Den Landwirten geht es auch um Anerkennung. «Wir bekommen keine Akzeptanz in der Gesellschaft und müssen uns dafür rechtfertigen, dass wir Landwirte sind», sagte Dieckmann. Das kann auch Lemke irgendwie nachvollziehen: «Da ist uns etwas entglitten in den letzten Jahren.» Dass die Bauern ihr bei aller Kritik zuhören, liegt auch daran, dass sie in der DDR eine Melker-Lehre absolvierte und zudem Agrarwissenschaften studierte.
Deshalb ist der anschließende Besuch des kleinen Biohofs von Ve-Annissa Spindler kein fremdes Terrain für sie. «Wie spülen sie denn die Milchleitung?», fragt Lemke in dem Zwei-Kühe-Mini-Melkstand. «Solche Fragen hatte ich jetzt nicht erwartet. Cool.», sagt die 33-jährige Spindler und zeigt, wo die an der weiß gekalkten Decke verlaufende Rohrleitung hinführt, und wie sie gereinigt wird.
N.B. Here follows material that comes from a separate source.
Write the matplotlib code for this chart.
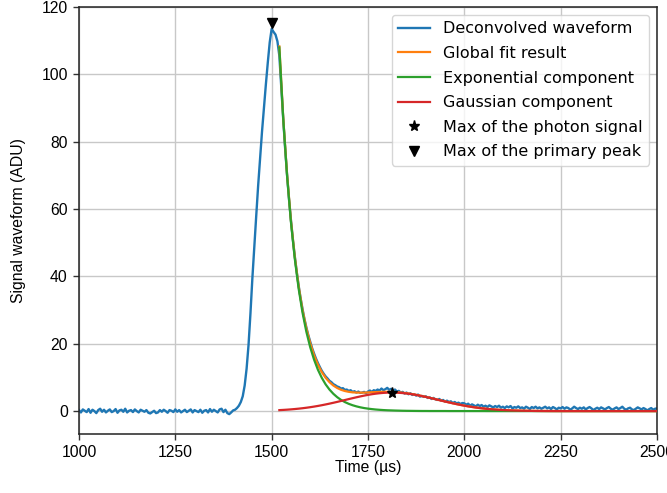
import numpy as np
import matplotlib
matplotlib.use("Agg")
import matplotlib.pyplot as plt

# ---------------- data ----------------
t_start, t_stop, t_step = 1000, 2500, 5

wave_base = [  # 1000 .. 1405
    0.3, -0.4, 0.5, 0.1, -0.3, 0.6, -0.5, 0.4, 0.0, -0.6, 0.3, 0.7, -0.2, 0.4, -0.4, 0.1, 0.5, -0.3, 0.0, 0.6,
    -0.5, 0.2, 0.4, -0.2, 0.7, -0.4, 0.1, 0.3, -0.3, 0.5, 0.0, -0.4, 0.4, 0.1, -0.2, 0.3, -0.5, -0.7, -0.3, 0.1,
    -0.6, -0.4, 0.3, -0.2, 0.4, 0.0, -0.5, 0.3, 0.1, -0.3, 0.5, -0.2, 0.3, -0.4, 0.0, 0.4, -0.3, 0.1, 0.5, -0.4,
    0.3, 0.0, -0.3, 0.4, -0.5, 0.1, 0.3, -0.4, 0.6, -0.2, 0.4, 0.0, -0.4, 0.5, 0.7, -0.3, 0.4, -0.6, -0.9, -0.4,
    0.2, 0.4,
]
wave_peak = [  # 1410 .. 1995
    0.9, 1.6, 2.7, 4.4, 7.6, 12.6, 19.6, 29.0, 39.5, 49.0, 58.0, 67.0, 75.0, 83.0, 90.0, 97.0, 103.5, 109.5,
    113.5, 112.6, 111.8, 109.8, 105.5, 96.0, 86.8, 78.0, 70.2, 63.0, 56.8, 51.0, 46.0, 41.4, 37.3, 33.6,
    30.4, 27.4, 24.9, 22.6, 20.6, 18.7, 17.1, 15.6, 14.3, 13.1, 12.0, 11.1, 10.3, 9.7, 9.0, 8.6, 8.0, 7.7,
    7.3, 7.1, 6.7, 6.8, 6.3, 6.4, 6.0, 6.2, 5.7, 5.9, 5.5, 5.8, 5.4, 5.5, 5.7, 5.3, 5.8, 6.1, 5.7, 6.2,
    6.0, 6.4, 6.1, 6.7, 6.2, 6.5, 6.9, 6.3, 6.6, 6.1, 6.4, 5.8, 6.0, 5.5, 5.7, 5.2, 5.5, 5.0, 5.3, 4.8,
    5.0, 4.6, 4.9, 4.3, 4.5, 4.2, 4.4, 3.9, 4.1, 3.6, 3.9, 3.5, 3.3, 3.6, 3.1, 3.3, 2.8, 3.1, 2.7, 2.9,
    2.4, 2.7, 2.3, 2.5, 2.1, 2.4,
]
wave_tail = [  # 2000 .. 2500
    2.3, 1.9, 2.2, 1.6, 2.0, 1.7, 1.4, 1.9, 1.5, 1.8, 1.3, 1.6, 1.2, 1.7, 1.4, 1.1, 1.5, 1.2, 1.6, 1.0,
    1.3, 0.9, 1.4, 1.1, 1.5, 0.8, 1.2, 1.0, 1.4, 0.9, 1.1, 0.7, 1.3, 1.0, 0.6, 1.2, 0.9, 1.3, 0.8, 1.1,
    0.7, 1.0, 1.3, 0.8, 1.1, 0.6, 1.2, 0.9, 0.5, 1.0, 0.8, 1.2, 0.7, 1.1, 0.9, 0.4, 0.8, 1.3, 0.9, 0.6,
    1.0, 0.7, 1.1, 0.5, 0.9, 1.2, 0.8, 0.3, 0.7, 1.0, 0.6, 1.1, 0.8, 0.5, 0.9, 1.2, 0.7, 0.4, 0.8, 1.1,
    0.6, 0.9, 1.3, 0.7, 0.4, 0.8, 1.0, 0.5, 0.3, 0.7, 1.1, 0.8, 0.5, 0.9, 0.6, 0.2, 0.6, 0.9, 0.4, 0.7,
    0.8,
]
waveform = wave_base + wave_peak + wave_tail

fit_start, fit_step = 1520, 10
exp_component = [
    108.0, 86.9, 69.9, 56.2, 45.3, 36.4, 29.3, 23.6, 19.0, 15.3, 12.3, 9.9, 7.95, 6.4, 5.15, 4.14, 3.33,
    2.68, 2.16, 1.74, 1.40, 1.12, 0.90, 0.73, 0.59, 0.47, 0.38, 0.30, 0.24, 0.20, 0.16, 0.13, 0.10, 0.08,
    0.066, 0.053, 0.04, 0.03, 0.03,
] + [0.02] * 5 + [0.01] * 10 + [0.0] * 45
gauss_component = [
    0.285, 0.348, 0.421, 0.507, 0.607, 0.720, 0.849, 0.993, 1.155, 1.334, 1.529, 1.741, 1.969, 2.211,
    2.465, 2.731, 3.003, 3.280, 3.558, 3.832, 4.100, 4.355, 4.594, 4.813, 5.007, 5.173, 5.307, 5.408,
    5.473, 5.500, 5.488, 5.438, 5.352, 5.231, 5.077, 4.894, 4.684, 4.452, 4.203, 3.940, 3.668, 3.391,
    3.114, 2.839, 2.571, 2.312, 2.064, 1.831, 1.612, 1.410, 1.224, 1.056, 0.905, 0.770, 0.650, 0.545,
    0.454, 0.376, 0.309, 0.252, 0.204, 0.164, 0.131, 0.104, 0.082, 0.064, 0.050, 0.038, 0.030, 0.023,
    0.017, 0.013, 0.010, 0.007,
] + [0.005] * 5 + [0.0] * 20
global_fit = [
    108.3, 87.2, 70.3, 56.7, 45.9, 37.1, 30.1, 24.6, 20.2, 16.6, 13.8, 11.6, 9.9, 8.6, 7.6, 6.87, 6.33,
    5.96, 5.72, 5.57, 5.50, 5.48, 5.49, 5.54, 5.60, 5.64, 5.69, 5.71, 5.71, 5.70, 5.65, 5.57, 5.45, 5.31,
    5.14, 4.95, 4.72, 4.48, 4.23, 3.96, 3.69, 3.41, 3.13, 2.86, 2.59, 2.33, 2.08, 1.84, 1.62, 1.42, 1.23,
    1.06, 0.91, 0.77, 0.65, 0.55, 0.46, 0.38, 0.31, 0.26, 0.21, 0.17, 0.14, 0.11, 0.09, 0.07, 0.05, 0.04,
    0.03, 0.023, 0.017, 0.013, 0.010, 0.007,
] + [0.005] * 5 + [0.0] * 20

photon_max = (1812, 5.4)
primary_max = (1500, 115.2)

xticks = [1000, 1250, 1500, 1750, 2000, 2250, 2500]
yticks = [0, 20, 40, 60, 80, 100, 120]

# ---------------- plot ----------------
t_wave = np.arange(t_start, t_start + t_step * len(waveform), t_step)
t_fit = np.arange(fit_start, fit_start + fit_step * len(global_fit), fit_step)

tick_font = "Liberation Sans"
fs = 11.3

fig = plt.figure(figsize=(6.67, 4.93), dpi=100)
ax = fig.add_axes([0.1184, 0.1197, 0.8666, 0.8661])

ax.plot(t_wave, waveform, color="#1f77b4", lw=1.7, label="Deconvolved waveform", zorder=2)
ax.plot(t_fit, global_fit, color="#ff7f0e", lw=1.6, label="Global fit result", zorder=3)
ax.plot(t_fit, exp_component, color="#2ca02c", lw=1.6, label="Exponential component", zorder=4)
ax.plot(t_fit, gauss_component, color="#d62728", lw=1.6, label="Gaussian component", zorder=5)
ax.plot([photon_max[0]], [photon_max[1]], ls="none", marker="*", color="k", ms=8,
        label="Max of the photon signal", zorder=6)
ax.plot([primary_max[0]], [primary_max[1]], ls="none", marker="v", color="k", ms=7,
        label="Max of the primary peak", zorder=6)

ax.set_xlim(1000, 2500)
ax.set_ylim(-6.8, 120)
ax.set_xticks(xticks)
ax.set_yticks(yticks)
ax.grid(True, color="#c8c8c8", lw=1.0)
ax.set_axisbelow(True)

for lab in ax.get_xticklabels() + ax.get_yticklabels():
    lab.set_fontfamily(tick_font)
    lab.set_fontsize(fs)
ax.tick_params(direction="out", length=4.5, width=1.0, color="#333333")
for s in ax.spines.values():
    s.set_color("#222222")
    s.set_linewidth(1.1)

ax.set_xlabel("Time (µs)", fontfamily=tick_font, fontsize=fs, labelpad=0)
ax.set_ylabel("Signal waveform (ADU)", fontfamily=tick_font, fontsize=fs, labelpad=11)

leg = ax.legend(loc="upper right", prop={"family": "DejaVu Sans", "size": 11.5},
                frameon=True, framealpha=0.8, edgecolor="#cccccc", borderaxespad=0.5,
                handlelength=2.0, labelspacing=0.6)

fig.savefig("out.png", dpi=100)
Die Ministerin streichelt Kühe und Schweine, macht eine kurze Aufnahme für den Social-Media-Channel. Die Sonne scheint, das Fell der rotbunten Kälber glänzt, die Schweine beschnuppern neugierig die Besucher aus der Stadt, der Hahn kräht und eine Katze beäugt die Turnschuhe vor der Bank, die die Ministerin gegen Gummistiefel getauscht hat.
«Ein wenig wie Bullerbü», sagt einer aus der mitgereisten Delegation. Für dieses Idyll muss die Biobäuerin sehr hart arbeiten und die Zukunft des Hofes scheint ungewiss. Sie hat sich dem biologischen Ansatz verschrieben. Die Schweinehaltung lohnt sich eigentlich überhaupt nicht, wenn man die Arbeitskosten zugrunde legt. Und auch 60 Cent Milchpreis pro Liter reichen bei Weitem nicht für diese Art der Produktion.
«Die Kälber bleiben von Tag eins bei der Mutter und werden dann langsam entwöhnt», sagt die aus Schleswig-Holstein stammende Bäuerin, die nicht nur die Kühe ganz alleine melkt. Und wenn geschlachtet wird, dann werden nicht nur Schnitzel angeboten, sondern das ganze Tier wird verwertet. Auch eine eigene Käserei hat der Siebengiebelhof, doch seit Anfang des Jahres werden dafür nur 10 Prozent der Milch aufgewendet, 90 Prozent gehen an die Molkerei. Die Einnahmen reichen hinten und vorne nicht. «Wir werden so nicht ein Jahr weiter machen können», sagt Spindler der Ministerin, und die junge Landwirtin wirkt dabei ratlos.
Dabei sitzen an dieser Stelle die ökologischen und konventionellen Landwirtschaftsbetriebe aus Sicht Lemkes in einem Boot. Die Marktpreise würden so nicht funktionieren. In Deutschland und Europa werde auch aufgrund der strengeren Anforderungen an Lebensmittelqualität und Tierhaltung nicht zu Weltmarktpreisen produziert. «Dafür werden aber im Moment keine einkömmlichen Preise für die Landwirte erwirtschaftet.»
Die heutige Landwirtschaft und das internationale Preisgefüge lassen sich kaum mehr mit der aus früheren Zeiten vergleichen. Aber viele Bauern, die die Zeit miterlebt haben, erinnern sich an die Wertschätzung, die die Gesellschaft einst den Landwirten entgegenbrachte. Bauer Dieckmann gab der Ministerin deshalb ganz zum Schluss noch vier beschriebene Seiten mit, die sie vielleicht auf der Rückfahrt nach Berlin lesen könne. Geschrieben hat sie Dieckmanns 88-jähriger Vater. Auch er war Bauer, wie Dieckmanns Großvater und auch Urgroßvater.